323 pgs
Jeff Vandermeer’s Borne is one of the stranger books among those in the dystopian fiction genre. It’s narrated by Rachel, a 28-year-old who lives with Wick in an old apartment building, filled with booby traps and disguised as a refuse heap. Rachel spends her days scavenging for scraps of food and supplies throughout the destroyed city they live in. She and Wick also live their lives hiding from Mord, a bear the size of a department store…who can fly.

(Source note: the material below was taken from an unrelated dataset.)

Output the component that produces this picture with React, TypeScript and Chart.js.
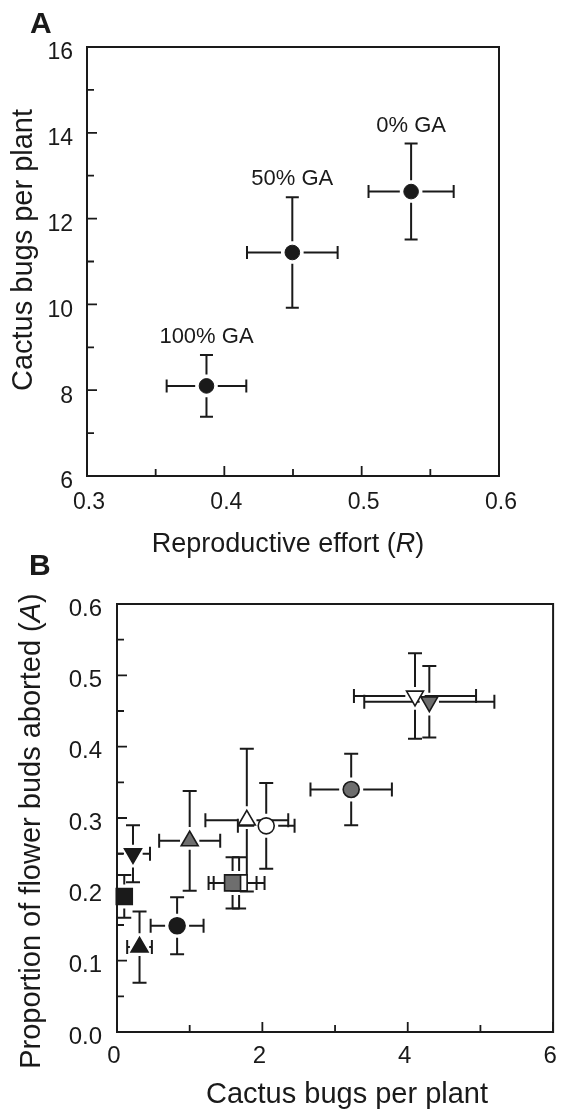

One day, while scavenging, Rachel
comes across a dark purple object about the size of her fist, and takes it back
to her and Wick’s apartment. The object resembles a cross between a squid and a
sea anemone. It can change color, starts to grow, begins to move, and one day…begins
to speak. Rachel names it Borne and begins treating it like a pet. But Wick is
suspicious of Borne. Small objects and even animals begin to disappear and Wick
believes Borne is responsible.
He suspects Borne comes from the
same place as Mord did, “the Company,” an enigmatic biotech company that filled
the world with strange and bizarre products before going silent. But Borne is
different than any other biotechnology they’ve come across before. It has the
ability to learn and to transform itself into any object, living or non-living
at will.
Vandermeer never explains how the
world got to the state it’s in when his story starts. Readers should be
prepared to have a lot of questions they’ll have go unanswered throughout the
story. But if they can avoid getting hung up on those questions, they should
enjoy the story for what it is, a bizarre and unsettling story about human and
non-human intelligence and how far it could go.